Manzelli and company selected a stellar cast, especially Durkin, Varlamov, and Clement, while Adjan shines in The Gay Agenda, an otherwise weak Paul Rudnick monologue about a superficially cheerful anti-gay bigot losing her grip on reality. If there's a weak link, it's Garranchan, who plays a young man who throws away his cell phone — and his connection to the world — in Kendra Blevins' mediocre iZombie and a restaurant diner on a first date in Sheri Wilner's surrealist gender study A Tall Order. In both cases, he's a meek presence whose female costars — Varlamov and Renata Eastlick, respectively — can eat him alive, which renders tone-deaf Eastlick's anxiety over which entrée she'll order to please him.

Showcasing as many jalopies as gems, Summer Shorts 2013 once again begs a question that seems to resound annually: Is this crop of shorts really the best of the nearly 1,000 works submitted for consideration?

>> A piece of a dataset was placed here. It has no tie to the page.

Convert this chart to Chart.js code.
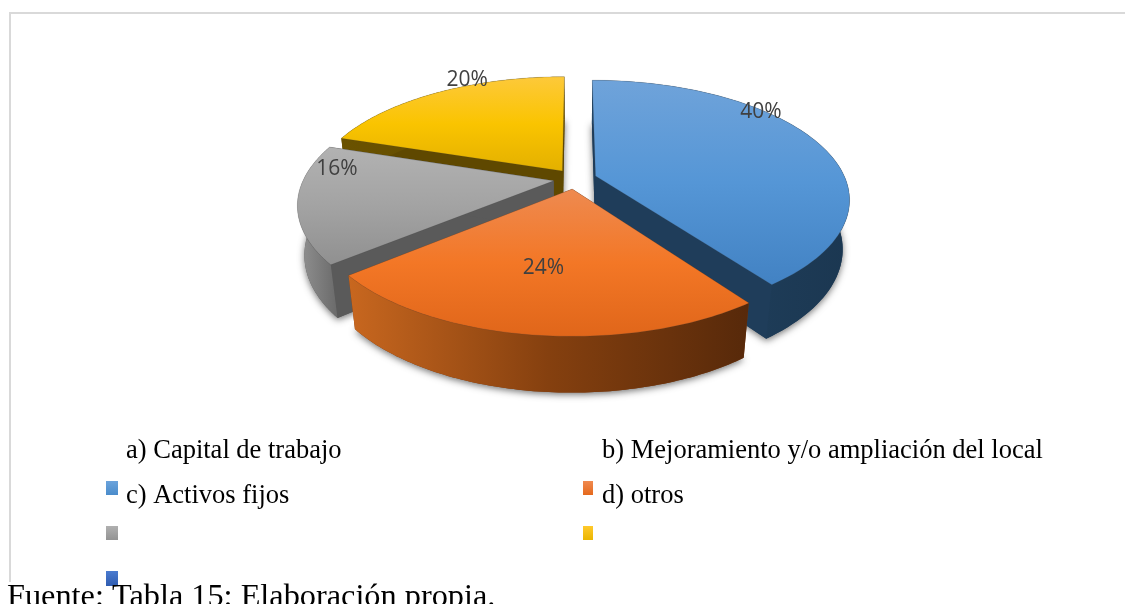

But there's at least one way in which this program is certifiably superior to its predecessors: its staging.

For the first time I can recall, the production team has designed a cohesive set linking the disparate narratives. All of the plays launch from a sleek art gallery, whose walls feature posters and artwork celebrating their various themes, framed from behind by flowing, floor-to-ceiling curtain panels. Transitions between shows are supplemented by "audio tour" voiceovers satirizing pedantic art-gallery verbiage while introducing audiences to the next play. It's a brilliant conceit, and even if not every play lives up to its potential, City Theatre has upped its game, setting a stylistic bar for years to come.